> _Task to complete_: All of the data should be repeated exactly; pictures are not part of the copy.

******************************

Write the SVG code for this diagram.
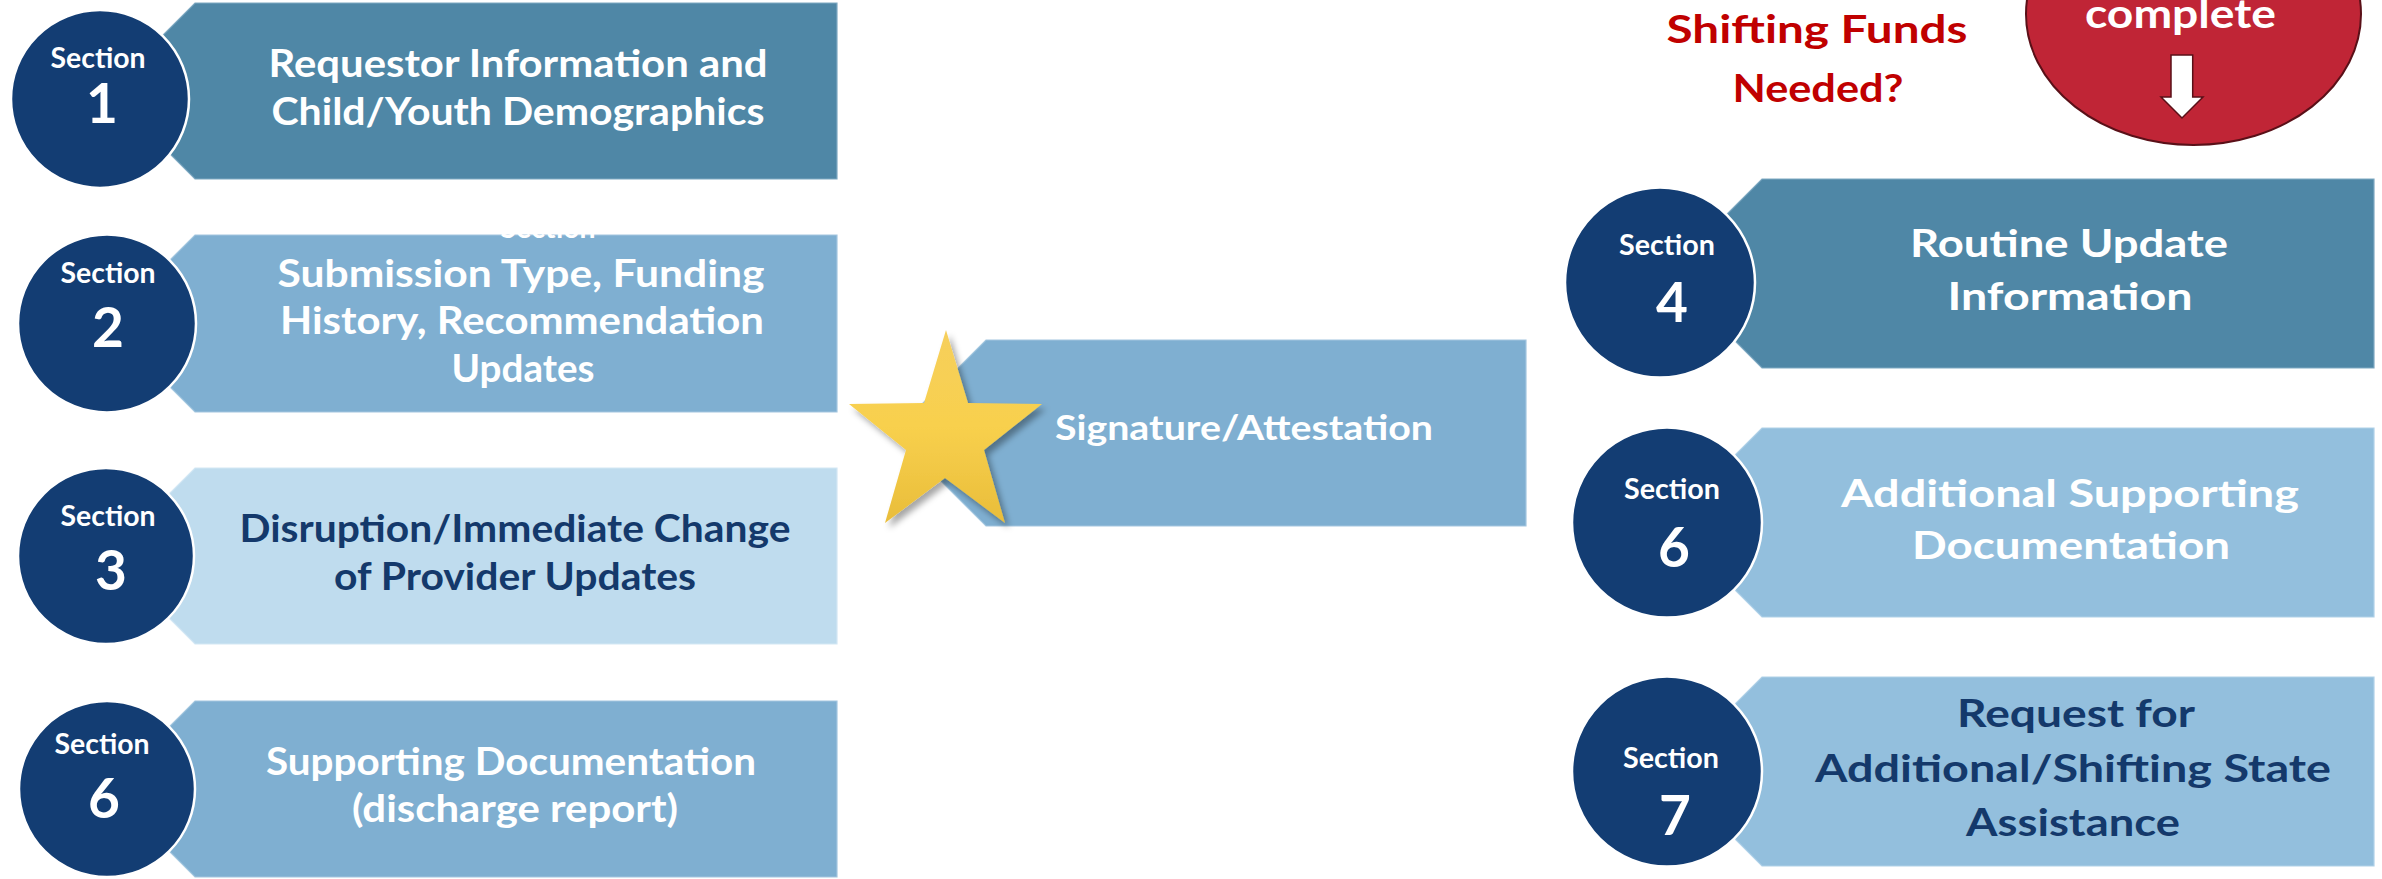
<svg xmlns="http://www.w3.org/2000/svg" width="2382" height="879" viewBox="0 0 2382 879">
  <style>
    text { font-family: Lato, "Open Sans", "Liberation Sans", sans-serif; font-weight: 700; }
    .badge { fill: #133d73; stroke: #ffffff; stroke-width: 2.5; }
    .sec { fill: #ffffff; font-size: 28px; text-anchor: middle; }
    .num { fill: #ffffff; font-size: 55px; text-anchor: middle; }
    .lbl { font-size: 38px; text-anchor: middle; }
    .light { fill: #ffffff; }
    .dark { fill: #14396b; }
    .steel { fill: #4f87a6; stroke: #7fa9c2; stroke-width: 1.2; }
    .sky { fill: #7fafd1; stroke: #a3c6df; stroke-width: 1.2; }
    .pale { fill: #bfdcee; stroke: #d3e7f4; stroke-width: 1.2; }
    .mist { fill: #93bfdd; stroke: #b0d1e8; stroke-width: 1.2; }
    .red { fill: #c00000; font-size: 39px; text-anchor: middle; }
  </style>
  <defs>
    <linearGradient id="gold" x1="0" y1="0" x2="0" y2="1">
      <stop offset="0" stop-color="#f6cf5c"/>
      <stop offset="0.5" stop-color="#f8d04d"/>
      <stop offset="1" stop-color="#e9bd3a"/>
    </linearGradient>
    <filter id="shadow" x="-20%" y="-20%" width="150%" height="150%">
      <feDropShadow dx="4" dy="5" stdDeviation="3" flood-color="#000000" flood-opacity="0.35"/>
    </filter>
  </defs>

  <rect width="2382" height="879" fill="#ffffff"/>

  <!-- left column -->
  <g id="node-s1">
    <polygon class="steel" points="837,3 837,179 195,179 107,91 195,3"/>
    <circle class="badge" cx="100" cy="99" r="89"/>
    <text class="sec" x="98" y="68" textLength="95" lengthAdjust="spacingAndGlyphs">Section</text>
    <text class="num" x="102" y="123">1</text>
    <text class="lbl light" x="518" y="77" textLength="499" lengthAdjust="spacingAndGlyphs">Requestor Information and</text>
    <text class="lbl light" x="518" y="125" textLength="493" lengthAdjust="spacingAndGlyphs">Child/Youth Demographics</text>
  </g>

  <g id="node-s2">
    <polygon class="sky" points="837,235 837,412 195,412 106.5,323.5 195,235"/>
    <text class="sec" x="548" y="237.5" textLength="95" lengthAdjust="spacingAndGlyphs">Section</text>
    <circle class="badge" cx="107" cy="323.5" r="89"/>
    <text class="sec" x="108" y="283" textLength="95" lengthAdjust="spacingAndGlyphs">Section</text>
    <text class="num" x="108" y="347">2</text>
    <text class="lbl light" x="521" y="287" textLength="487" lengthAdjust="spacingAndGlyphs">Submission Type, Funding</text>
    <text class="lbl light" x="522" y="334" textLength="484" lengthAdjust="spacingAndGlyphs">History, Recommendation</text>
    <text class="lbl light" x="523" y="382" textLength="143" lengthAdjust="spacingAndGlyphs">Updates</text>
  </g>

  <g id="node-s3">
    <polygon class="pale" points="837,468 837,644 195,644 107,556 195,468"/>
    <circle class="badge" cx="106" cy="556" r="88"/>
    <text class="sec" x="108" y="526" textLength="95" lengthAdjust="spacingAndGlyphs">Section</text>
    <text class="num" x="111" y="590">3</text>
    <text class="lbl dark" x="515" y="542" textLength="551" lengthAdjust="spacingAndGlyphs">Disruption/Immediate  Change</text>
    <text class="lbl dark" x="515" y="590" textLength="362" lengthAdjust="spacingAndGlyphs">of Provider Updates</text>
  </g>

  <g id="node-s6-discharge">
    <polygon class="sky" points="837,701 837,877 195,877 107,789 195,701"/>
    <circle class="badge" cx="107" cy="789" r="88"/>
    <text class="sec" x="102" y="754" textLength="95" lengthAdjust="spacingAndGlyphs">Section</text>
    <text class="num" x="104" y="818">6</text>
    <text class="lbl light" x="511" y="775" textLength="490" lengthAdjust="spacingAndGlyphs">Supporting Documentation</text>
    <text class="lbl light" x="515" y="822" textLength="326" lengthAdjust="spacingAndGlyphs">(discharge report)</text>
  </g>

  <!-- centre: signature -->
  <g id="node-signature">
    <polygon class="sky" points="1526,340 1526,526 986,526 893,433 986,340"/>
    <polygon fill="url(#gold)" filter="url(#shadow)" points="946,330 968,403 1042,404 984,450 1005,523 945,478 885,523 906,450 849,404 924,403"/>
    <text class="light" x="1244" y="440" font-size="35" text-anchor="middle" textLength="378" lengthAdjust="spacingAndGlyphs">Signature/Attestation</text>
  </g>

  <!-- right column -->
  <g id="node-shifting">
    <text class="red" x="1817" y="43" textLength="301" lengthAdjust="spacingAndGlyphs">Shifting Funds</text>
    <text class="red" x="1818" y="102" textLength="171" lengthAdjust="spacingAndGlyphs">Needed?</text>
  </g>

  <g id="node-complete">
    <ellipse cx="2193.5" cy="14" rx="167.5" ry="131" fill="#c02536" stroke="#5a1018" stroke-width="2"/>
    <text class="light" x="2180.5" y="28" font-size="40" text-anchor="middle" textLength="191" lengthAdjust="spacingAndGlyphs">complete</text>
  </g>

  <g id="node-s4">
    <polygon class="steel" points="2374,179 2374,368 1762,368 1667.5,273.5 1762,179"/>
    <circle class="badge" cx="1660" cy="282.5" r="95"/>
    <text class="sec" x="1667" y="255" textLength="96" lengthAdjust="spacingAndGlyphs">Section</text>
    <text class="num" x="1672" y="322">4</text>
    <text class="lbl light" x="2069" y="257" textLength="318" lengthAdjust="spacingAndGlyphs">Routine Update</text>
    <text class="lbl light" x="2070" y="310" textLength="245" lengthAdjust="spacingAndGlyphs">Information</text>
  </g>

  <g id="node-s6-additional">
    <polygon class="mist" points="2374,428 2374,617 1762,617 1667.5,522.5 1762,428"/>
    <circle class="badge" cx="1667" cy="522.5" r="95"/>
    <text class="sec" x="1672" y="499" textLength="96" lengthAdjust="spacingAndGlyphs">Section</text>
    <text class="num" x="1674" y="567">6</text>
    <text class="lbl light" x="2070" y="507" textLength="458" lengthAdjust="spacingAndGlyphs">Additional  Supporting</text>
    <text class="lbl light" x="2071" y="559" textLength="318" lengthAdjust="spacingAndGlyphs">Documentation</text>
  </g>

  <g id="node-s7">
    <polygon class="mist" points="2374,677 2374,866 1762,866 1667.5,771.5 1762,677"/>
    <circle class="badge" cx="1667" cy="771.5" r="95"/>
    <text class="sec" x="1671" y="768" textLength="96" lengthAdjust="spacingAndGlyphs">Section</text>
    <text class="num" x="1675" y="835">7</text>
    <text class="lbl dark" x="2076" y="727" textLength="238" lengthAdjust="spacingAndGlyphs">Request for</text>
    <text class="lbl dark" x="2073" y="782" textLength="516" lengthAdjust="spacingAndGlyphs">Additional/Shifting State</text>
    <text class="lbl dark" x="2073" y="836" textLength="214" lengthAdjust="spacingAndGlyphs">Assistance</text>
  </g>

  <!-- downward arrow inside the red badge -->
  <g id="connectors">
    <polygon points="2171,55 2192.7,55 2192.7,97 2203,97 2182,118 2161,97 2171,97" fill="#ffffff" stroke="#5a1018" stroke-width="1.5" stroke-linejoin="miter"/>
  </g>
</svg>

******************************

> _Result of the exercise_:
Write the SVG code for this diagram.
<svg xmlns="http://www.w3.org/2000/svg" width="2382" height="879" viewBox="0 0 2382 879">
  <style>
    text { font-family: Lato, "Open Sans", "Liberation Sans", sans-serif; font-weight: 700; }
    .badge { fill: #133d73; stroke: #ffffff; stroke-width: 2.5; }
    .sec { fill: #ffffff; font-size: 28px; text-anchor: middle; }
    .num { fill: #ffffff; font-size: 55px; text-anchor: middle; }
    .lbl { font-size: 38px; text-anchor: middle; }
    .light { fill: #ffffff; }
    .dark { fill: #14396b; }
    .steel { fill: #4f87a6; stroke: #7fa9c2; stroke-width: 1.2; }
    .sky { fill: #7fafd1; stroke: #a3c6df; stroke-width: 1.2; }
    .pale { fill: #bfdcee; stroke: #d3e7f4; stroke-width: 1.2; }
    .mist { fill: #93bfdd; stroke: #b0d1e8; stroke-width: 1.2; }
    .red { fill: #c00000; font-size: 39px; text-anchor: middle; }
  </style>
  <defs>
    <linearGradient id="gold" x1="0" y1="0" x2="0" y2="1">
      <stop offset="0" stop-color="#f6cf5c"/>
      <stop offset="0.5" stop-color="#f8d04d"/>
      <stop offset="1" stop-color="#e9bd3a"/>
    </linearGradient>
    <filter id="shadow" x="-20%" y="-20%" width="150%" height="150%">
      <feDropShadow dx="4" dy="5" stdDeviation="3" flood-color="#000000" flood-opacity="0.35"/>
    </filter>
  </defs>

  <rect width="2382" height="879" fill="#ffffff"/>

  <!-- left column -->
  <g id="node-s1">
    <polygon class="steel" points="837,3 837,179 195,179 107,91 195,3"/>
    <circle class="badge" cx="100" cy="99" r="89"/>
    <text class="sec" x="98" y="68" textLength="95" lengthAdjust="spacingAndGlyphs">Section</text>
    <text class="num" x="102" y="123">1</text>
    <text class="lbl light" x="518" y="77" textLength="499" lengthAdjust="spacingAndGlyphs">Requestor Information and</text>
    <text class="lbl light" x="518" y="125" textLength="493" lengthAdjust="spacingAndGlyphs">Child/Youth Demographics</text>
  </g>

  <g id="node-s2">
    <polygon class="sky" points="837,235 837,412 195,412 106.5,323.5 195,235"/>
    <text class="sec" x="548" y="237.5" textLength="95" lengthAdjust="spacingAndGlyphs">Section</text>
    <circle class="badge" cx="107" cy="323.5" r="89"/>
    <text class="sec" x="108" y="283" textLength="95" lengthAdjust="spacingAndGlyphs">Section</text>
    <text class="num" x="108" y="347">2</text>
    <text class="lbl light" x="521" y="287" textLength="487" lengthAdjust="spacingAndGlyphs">Submission Type, Funding</text>
    <text class="lbl light" x="522" y="334" textLength="484" lengthAdjust="spacingAndGlyphs">History, Recommendation</text>
    <text class="lbl light" x="523" y="382" textLength="143" lengthAdjust="spacingAndGlyphs">Updates</text>
  </g>

  <g id="node-s3">
    <polygon class="pale" points="837,468 837,644 195,644 107,556 195,468"/>
    <circle class="badge" cx="106" cy="556" r="88"/>
    <text class="sec" x="108" y="526" textLength="95" lengthAdjust="spacingAndGlyphs">Section</text>
    <text class="num" x="111" y="590">3</text>
    <text class="lbl dark" x="515" y="542" textLength="551" lengthAdjust="spacingAndGlyphs">Disruption/Immediate  Change</text>
    <text class="lbl dark" x="515" y="590" textLength="362" lengthAdjust="spacingAndGlyphs">of Provider Updates</text>
  </g>

  <g id="node-s6-discharge">
    <polygon class="sky" points="837,701 837,877 195,877 107,789 195,701"/>
    <circle class="badge" cx="107" cy="789" r="88"/>
    <text class="sec" x="102" y="754" textLength="95" lengthAdjust="spacingAndGlyphs">Section</text>
    <text class="num" x="104" y="818">6</text>
    <text class="lbl light" x="511" y="775" textLength="490" lengthAdjust="spacingAndGlyphs">Supporting Documentation</text>
    <text class="lbl light" x="515" y="822" textLength="326" lengthAdjust="spacingAndGlyphs">(discharge report)</text>
  </g>

  <!-- centre: signature -->
  <g id="node-signature">
    <polygon class="sky" points="1526,340 1526,526 986,526 893,433 986,340"/>
    <polygon fill="url(#gold)" filter="url(#shadow)" points="946,330 968,403 1042,404 984,450 1005,523 945,478 885,523 906,450 849,404 924,403"/>
    <text class="light" x="1244" y="440" font-size="35" text-anchor="middle" textLength="378" lengthAdjust="spacingAndGlyphs">Signature/Attestation</text>
  </g>

  <!-- right column -->
  <g id="node-shifting">
    <text class="red" x="1817" y="43" textLength="301" lengthAdjust="spacingAndGlyphs">Shifting Funds</text>
    <text class="red" x="1818" y="102" textLength="171" lengthAdjust="spacingAndGlyphs">Needed?</text>
  </g>

  <g id="node-complete">
    <ellipse cx="2193.5" cy="14" rx="167.5" ry="131" fill="#c02536" stroke="#5a1018" stroke-width="2"/>
    <text class="light" x="2180.5" y="28" font-size="40" text-anchor="middle" textLength="191" lengthAdjust="spacingAndGlyphs">complete</text>
  </g>

  <g id="node-s4">
    <polygon class="steel" points="2374,179 2374,368 1762,368 1667.5,273.5 1762,179"/>
    <circle class="badge" cx="1660" cy="282.5" r="95"/>
    <text class="sec" x="1667" y="255" textLength="96" lengthAdjust="spacingAndGlyphs">Section</text>
    <text class="num" x="1672" y="322">4</text>
    <text class="lbl light" x="2069" y="257" textLength="318" lengthAdjust="spacingAndGlyphs">Routine Update</text>
    <text class="lbl light" x="2070" y="310" textLength="245" lengthAdjust="spacingAndGlyphs">Information</text>
  </g>

  <g id="node-s6-additional">
    <polygon class="mist" points="2374,428 2374,617 1762,617 1667.5,522.5 1762,428"/>
    <circle class="badge" cx="1667" cy="522.5" r="95"/>
    <text class="sec" x="1672" y="499" textLength="96" lengthAdjust="spacingAndGlyphs">Section</text>
    <text class="num" x="1674" y="567">6</text>
    <text class="lbl light" x="2070" y="507" textLength="458" lengthAdjust="spacingAndGlyphs">Additional  Supporting</text>
    <text class="lbl light" x="2071" y="559" textLength="318" lengthAdjust="spacingAndGlyphs">Documentation</text>
  </g>

  <g id="node-s7">
    <polygon class="mist" points="2374,677 2374,866 1762,866 1667.5,771.5 1762,677"/>
    <circle class="badge" cx="1667" cy="771.5" r="95"/>
    <text class="sec" x="1671" y="768" textLength="96" lengthAdjust="spacingAndGlyphs">Section</text>
    <text class="num" x="1675" y="835">7</text>
    <text class="lbl dark" x="2076" y="727" textLength="238" lengthAdjust="spacingAndGlyphs">Request for</text>
    <text class="lbl dark" x="2073" y="782" textLength="516" lengthAdjust="spacingAndGlyphs">Additional/Shifting State</text>
    <text class="lbl dark" x="2073" y="836" textLength="214" lengthAdjust="spacingAndGlyphs">Assistance</text>
  </g>

  <!-- downward arrow inside the red badge -->
  <g id="connectors">
    <polygon points="2171,55 2192.7,55 2192.7,97 2203,97 2182,118 2161,97 2171,97" fill="#ffffff" stroke="#5a1018" stroke-width="1.5" stroke-linejoin="miter"/>
  </g>
</svg>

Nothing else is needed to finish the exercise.